Já está disponível no mercado editorial a 2ª edição da obra "Processo Judicial Eleitoral & Provas Ilícitas - A Problemática das Gravações Ambientais Clandestinas", de Guilherme Barcelos. Em entrevista, o autor fala sobre as novidades da edição:

Qual a proposta do livro?

O livro apresenta a análise de um tema muito controverso no direito brasileiro: o tema das gravações ambientais clandestinas como “elementos de prova” (lembremo-nos das recentes gravações de Senadores da República e outras figuras do primeiro escalão da política nacional em situações um tanto constrangedoras, cuja utilização do conteúdo em juízo, no entanto, é demasiado questionável – para dizer o mínimo, sobretudo em razão da clarividente premeditação e da malícia que permeou a prática, sem ignorar a velada vigilância do Estado-investigador para com as investidas). Como procuramos evidenciar no curso da obra, as gravações ambientais clandestinas, consideradas aquelas promovidas por um interlocutor sem o conhecimento do outro, ou seja, às escuras, são produzidas no âmbito específico no Direito Eleitoral de forma premeditada e por meio de aleivosias, com vistas a patrocinar, a partir do registro escondido, acusações judiciais propostas por terceiros que não o interlocutor, nas quais, assim sendo, litigam partes diversas. Trata-se tal prática, parafraseando o Prof. Lenio Streck, de uma evidente “pegadinha delacional” ou, na esteira do que consignamos na obra, “pantomima probatório-acusatória”. No relevante contexto, procurou-se sustentar, então, também como uma forma de constranger a tradição jurisprudencial eleitoral brasileira, a ilicitude que envolve os produtos da clandestinidade, seja pela verdadeira instrumentalização do individuo e pela afronta ao direito fundamental à privacidade, seja pelo caráter sub-reptício da prova, produzida e utilizada tão só com o fim de dar guarida a acusações promovidas por pessoas alheias à relação dialógica, em detrimento de adversários políticos destas, prática muito assemelhada a uma espécie de flagrante preparado, diga-se.
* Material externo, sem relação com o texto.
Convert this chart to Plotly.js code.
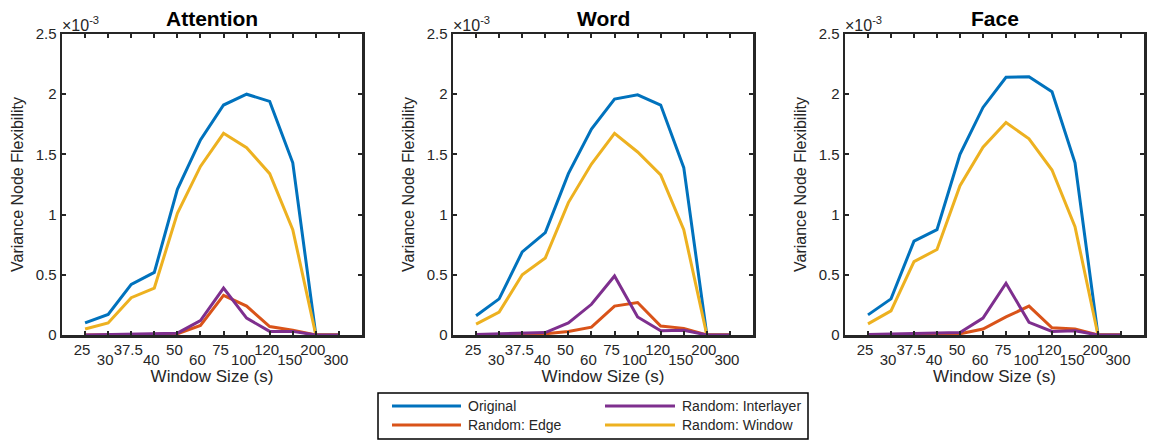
<!DOCTYPE html>
<html>
<head>
<meta charset="utf-8">
<script src="https://cdn.plot.ly/plotly-3.0.1.min.js"></script>
<style>html,body{margin:0;padding:0;background:#fff;}#chart{width:1149px;height:441px;}</style>
</head>
<body>
<div id="chart"></div>
<script>
// ---- data ----
const windowSizes = ["25","30","37.5","40","50","60","75","100","120","150","200","300"];
const panelTitles = ["Attention","Word","Face"];
const seriesNames = ["Original","Random: Edge","Random: Interlayer","Random: Window"];

// values in units of 1e-3
const attentionOriginal   = [0.10,0.17,0.42,0.52,1.21,1.62,1.91,2.00,1.94,1.43,0,0];
const attentionEdge       = [0.00,0.00,0.005,0.005,0.01,0.08,0.33,0.24,0.07,0.04,0,0];
const attentionInterlayer = [0.00,0.003,0.01,0.01,0.015,0.12,0.39,0.14,0.03,0.03,0,0];
const attentionWindow     = [0.05,0.10,0.31,0.39,1.01,1.40,1.675,1.555,1.34,0.875,0,0];

const wordOriginal   = [0.16,0.30,0.69,0.85,1.34,1.71,1.96,1.995,1.91,1.39,0,0];
const wordEdge       = [0.00,0.003,0.008,0.01,0.03,0.065,0.24,0.27,0.075,0.055,0,0];
const wordInterlayer = [0.005,0.01,0.02,0.02,0.10,0.255,0.49,0.15,0.035,0.04,0,0];
const wordWindow     = [0.09,0.19,0.50,0.64,1.10,1.42,1.675,1.52,1.33,0.875,0,0];

const faceOriginal   = [0.167,0.30,0.78,0.875,1.50,1.89,2.14,2.145,2.02,1.43,0,0];
const faceEdge       = [0.00,0.00,0.005,0.005,0.01,0.05,0.15,0.24,0.06,0.05,0,0];
const faceInterlayer = [0.005,0.008,0.015,0.02,0.02,0.14,0.43,0.105,0.03,0.035,0,0];
const faceWindow     = [0.092,0.20,0.61,0.71,1.24,1.56,1.765,1.63,1.37,0.90,0,0];

const yTickVals = [0,0.5,1,1.5,2,2.5];
const yTickText = ["0","0.5","1","1.5","2","2.5"];

// ---- styling ----
const colors = {"Original":"#0072BD","Random: Edge":"#D95319","Random: Interlayer":"#7E2F8E","Random: Window":"#EDB120"};
const FONT = "Liberation Sans, Arial, Helvetica, sans-serif";
const TXT = "#262626";
const W = 1149, H = 441;
const px = v => v / W;
const py = v => 1 - v / H;

const panels = [
  {data:{"Original":attentionOriginal,"Random: Edge":attentionEdge,"Random: Interlayer":attentionInterlayer,"Random: Window":attentionWindow}, x0:62, x1:362},
  {data:{"Original":wordOriginal,"Random: Edge":wordEdge,"Random: Interlayer":wordInterlayer,"Random: Window":wordWindow}, x0:453, x1:753},
  {data:{"Original":faceOriginal,"Random: Edge":faceEdge,"Random: Interlayer":faceInterlayer,"Random: Window":faceWindow}, x0:845, x1:1144}
];
const yTop = 34, yBot = 335;
const drawOrder = ["Original","Random: Window","Random: Edge","Random: Interlayer"];
const xIdx = windowSizes.map((s, i) => i);
const xRange = [-1, windowSizes.length];

const traces = [];
const layout = {
  width: W, height: H,
  margin: {l:0,r:0,t:0,b:0},
  paper_bgcolor: "#fff", plot_bgcolor: "#fff",
  showlegend: false,
  font: {family: FONT, color: TXT, size: 15},
  annotations: [], shapes: []
};

panels.forEach((p, k) => {
  const sfx = k === 0 ? "" : String(k+1);
  const osfx = String(k+4);
  drawOrder.forEach(name => {
    traces.push({
      type: "scatter", mode: "lines", name: name,
      x: xIdx, y: p.data[name],
      xaxis: "x"+sfx, yaxis: "y"+sfx,
      line: {color: colors[name], width: 3},
      hoverinfo: "y+name"
    });
  });
  // main x axis: ticks + upper row of labels
  layout["xaxis"+sfx] = {
    domain: [px(p.x0), px(p.x1)], anchor: "y"+sfx,
    range: xRange,
    tickmode: "array", tickvals: xIdx,
    ticktext: windowSizes.map((c,i) => i % 2 ? "" : c),
    tickangle: 0,
    ticks: "inside", ticklen: 4, tickwidth: 2, tickcolor: TXT,
    ticklabelshift: -3, ticklabelstandoff: -1,
    showline: true, linewidth: 2.5, linecolor: TXT, mirror: "ticks",
    showgrid: false, zeroline: false,
    tickfont: {family: FONT, size: 15, color: TXT},
    title: {text: "Window Size (s)", font: {family: FONT, size: 17, color: TXT}, standoff: 14},
    automargin: false
  };
  // overlay x axis: lower (staggered) row of labels
  layout["xaxis"+osfx] = {
    domain: [px(p.x0), px(p.x1)], anchor: "y"+sfx, overlaying: "x"+sfx,
    matches: "x"+sfx, range: xRange,
    tickmode: "array",
    tickvals: xIdx.filter(i => i % 2),
    ticktext: windowSizes.filter((c,i) => i % 2),
    tickangle: 0, ticks: "", showline: false, showgrid: false, zeroline: false,
    ticklabelshift: -3, ticklabelstandoff: 14,
    tickfont: {family: FONT, size: 15, color: TXT},
    automargin: false
  };
  layout["yaxis"+sfx] = {
    domain: [py(yBot), py(yTop)], anchor: "x"+sfx,
    range: [0, 2.5],
    tickmode: "array", tickvals: yTickVals, ticktext: yTickText,
    ticks: "inside", ticklen: 4, tickwidth: 2, tickcolor: TXT,
    showline: true, linewidth: 2.5, linecolor: TXT, mirror: "ticks",
    showgrid: false, zeroline: false,
    tickfont: {family: FONT, size: 15, color: TXT},
    title: {text: "Variance Node Flexibility", font: {family: FONT, size: 16, color: TXT}, standoff: 8},
    automargin: false
  };
  layout.annotations.push({
    text: "<b>"+panelTitles[k]+"</b>", xref: "paper", yref: "paper",
    x: px((p.x0+p.x1)/2), y: py(18), xanchor: "center", yanchor: "middle",
    showarrow: false, font: {family: FONT, size: 21, color: "#000"}
  });
  layout.annotations.push({
    text: "×10<sup>-3</sup>", xref: "paper", yref: "paper",
    x: px(p.x0-2), y: py(36), xanchor: "left", yanchor: "bottom",
    showarrow: false, font: {family: FONT, size: 16, color: TXT}
  });
});

// dummy traces so overlay axes are drawn
panels.forEach((p, k) => {
  const sfx = k === 0 ? "" : String(k+1);
  traces.push({type:"scatter", mode:"none", x:[xIdx[0]], y:[0], xaxis:"x"+String(k+4), yaxis:"y"+sfx, hoverinfo:"skip", showlegend:false});
});

// ---- legend (manual, two columns) ----
const legBox = {x0:378, x1:808, y0:393, y1:439};
layout.shapes.push({type:"rect", xref:"paper", yref:"paper",
  x0:px(legBox.x0), x1:px(legBox.x1), y0:py(legBox.y1), y1:py(legBox.y0),
  line:{color:"#000", width:1.5}, fillcolor:"#fff", layer:"above"});
const legPos = [
  {lx0:392, lx1:461, tx:466, y:406},
  {lx0:392, lx1:461, tx:466, y:425},
  {lx0:605, lx1:675, tx:680, y:406},
  {lx0:605, lx1:675, tx:680, y:425}
];
seriesNames.forEach((name, i) => {
  const q = legPos[i];
  layout.shapes.push({type:"line", xref:"paper", yref:"paper",
    x0:px(q.lx0), x1:px(q.lx1), y0:py(q.y), y1:py(q.y),
    line:{color:colors[name], width:3}, layer:"above"});
  layout.annotations.push({text:name, xref:"paper", yref:"paper",
    x:px(q.tx), y:py(q.y), xanchor:"left", yanchor:"middle", showarrow:false,
    font:{family:FONT, size:14, color:TXT}});
});

Plotly.newPlot("chart", traces, layout, {displayModeBar:false, staticPlot:true});
</script>
</body>
</html>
Para tanto, é bom frisar, lançamos mão de duas diretrizes centrais: a primeira, questionar se o interlocutor levaria o diálogo a termo sabedor da gravação; e a segunda, ao fim e ao cabo, ter em mente que o Direito não deve ser realizado a qualquer preço, importando recordar que aqui o meio ainda continua justificando o fim, não o contrário.

Fale sobre as novidades desta nova edição.

Nesta segunda edição traremos novas teses, novos julgados dos tribunais eleitorais brasileiros, atualizações de acordo com o novo CPC e, no mais, apresentação e prefácios subscritos por profissionais do primeiro escalão do Direito Eleitoral brasileiro, tais como Anderson de Oliveira Alarcon e Guilherme de Salles Gonçalves, ambos do estado do Paraná, e Vânia Siciliano Aieta, do Rio de Janeiro.

Quais as motivações para escrever sobre este tema?

O tema que envolve as gravações ambientais clandestinas é um dos mais tormentosos do Direito Eleitoral e Processual Eleitoral brasileiro. Com efeito, a prática escamoteada de gravar um diálogo às escuras para que, após, terceiro venha a utilizá-lo como prova de algum suposto ilícito eleitoral, resta disseminada no âmbito dos processos submetidos ao crivo do Poder Judiciário Eleitoral. Com a disseminação dos meios eletrônicos a tendência é que demandas desta espécie sejam uma constante cada vez maior, sobretudo em âmbito político-eleitoral. Demonstrando o acalorado debate que paira sobre a controvérsia, ou seja, sobre a (i) licitude desses instrumentos (de acusação), os Tribunais Eleitorais do país apresentam entendimentos conflitantes entre si, em considerável levante no sentido de reconhecer a licitude das gravações ambientais, isso sem maiores fundamentos e reflexões acerca da temerária problemática, contudo. Ademais, considerando o acirramento que paira sobre a disputa eleitoral e que acaba, por muitas vezes, sendo trazido para a órbita de um processo judicial eleitoral, a matéria deve ser discutida à luz da própria realidade que envolve uma eleição, na qual as disputas, são acirradas, prevalecendo, muitas vezes, paixões condenáveis, nas palavras do Min. Marco Aurélio Mello. Não se pode ignorar, de igual sorte, as peculiaridades que envolvem a produção e a utilização das gravações ambientais clandestinas para fins eleitorais. A práxis demonstra que tais instrumentos acabam produzidos de forma premeditada e por meio de artifícios traiçoeiros, para que, após, sejam utilizados em juízo como elemento acusatório, tudo por pessoas interpostas que não o próprio interlocutor. A temática, então, impõe acurada reflexão, de modo que até mesmo a própria Justiça Eleitoral não se torne a salvaguarda de candidatos que nas urnas não obtiveram êxito, e que, a partir daí, por meio de práticas políticas nada edificantes, se utilizam de artificiosas acusações objetivando, perante os Tribunais, a mudança do desfavorável quadro político-eleitoral que lhes recai. 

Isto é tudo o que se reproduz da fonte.